Múltiplos são os fatores que tornam uma candidatura competitiva e, em última instância, determinam quem será eleito a cargos legislativos no Brasil. Entre esses fatores estão: o dinheiro, que é um dos principais preditores para o sucesso eleitoral; a experiência prévia; apoio partidário e uma campanha bem estruturada, inclusive em redes sociais. Alterar o cenário de sub-representação de determinados grupos sociais depende de mudanças na lógica de distribuição desses recursos.
Duas novas regras jurídicas sobre financiamento eleitoral dão passos inéditos nesse sentido, para dar conta de um problema histórico: a baixa representação de mulheres e pessoas negras da política institucional.
A primeira regra, prevista na Resolução 23.607/2019 do TSE, determina que os partidos políticos devem destinar recursos do FEFC (Fundo Especial de Financiamento de Campanha) proporcionalmente à quantidade de mulheres candidatas, e nunca em valor inferior a 30%. Quanto ao recorte de raça, o percentual deve corresponder à proporção de candidatas negras e não negras; e candidatos negros e não negros do partido.
A ideia é a seguinte: se dinheiro importa e mulheres e pessoas negras estão excluídas da política, é preciso levar os partidos a recrutar esses grupos, atrelando a recursos financeiros. Como 2022 foi a primeira eleição geral com tal regra, é preciso esperar as prestações de contas finais para averiguarmos seus resultados, mas há sinais positivos vindos das eleições municipais de 2020.
Já a segunda é uma regra transitória para a distribuição do FEFC e do Fundo Partidário. Nas eleições realizadas de 2022 a 2030, quando o TSE fizer o cálculo dos repasses aos partidos, deverá contar duas vezes os votos que certo partido tiver recebido em candidaturas de mulheres e pessoas negras.
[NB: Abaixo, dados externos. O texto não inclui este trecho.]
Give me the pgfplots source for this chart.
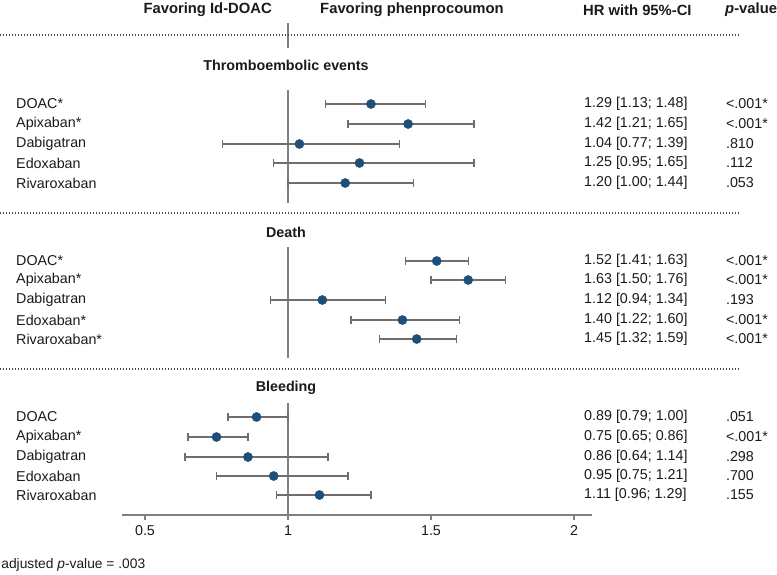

Essa regra opera na lógica dos incentivos financeiros, premiando os partidos que conseguiram mais votos em candidatos com tais características.
Nesta eleição para a Câmara Federal, em que vigoraram pela primeira vez as duas regras, houve um aumento no número de candidaturas de mulheres e de pessoas negras. Os gráficos revelam que essa alta se deu entre as potencialmente competitivas, isto é, candidaturas que tiveram uma votação igual ou superior a 15% do quociente eleitoral em pelo menos uma das duas eleições anteriores. A quantidade e proporção de votos dados a essas candidaturas também aumentaram em relação a 2018.
É prematuro afirmar que esse movimento seja fruto das mudanças nas regras, pois já havia uma tendência de aumento em 2018. Tais regras, embora contribuam para a correção do problema da sub-representação, podem ter alcance limitado, a depender de como partidos e, sobretudo, o TSE seguirão implementando e regulando seu funcionamento.
A resolução segue sendo vaga no que concerne à divisão de recursos entre candidaturas majoritárias e proporcionais; entre cabeças de chapa, vices e suplentes. Para as duas regras, é fundamental dar respostas também às possíveis fraudes. Ainda que sejam esperadas mudanças legítimas na compreensão de autoidentificação racial, bem como erros no preenchimento do campo “raça” no sistema da Justiça Eleitoral, não se pode descartar a possibilidade de haver pessoas brancas se aproveitando da política ora implementada.
Ao TSE caberá definir como lidar com esses casos e aperfeiçoar os mecanismos de controle, preferencialmente em diálogo com os movimentos negro e de mulheres, partidos políticos e acadêmicos, a fim de fortalecer essas medidas de ampliação da diversidade nas instâncias representativas de poder.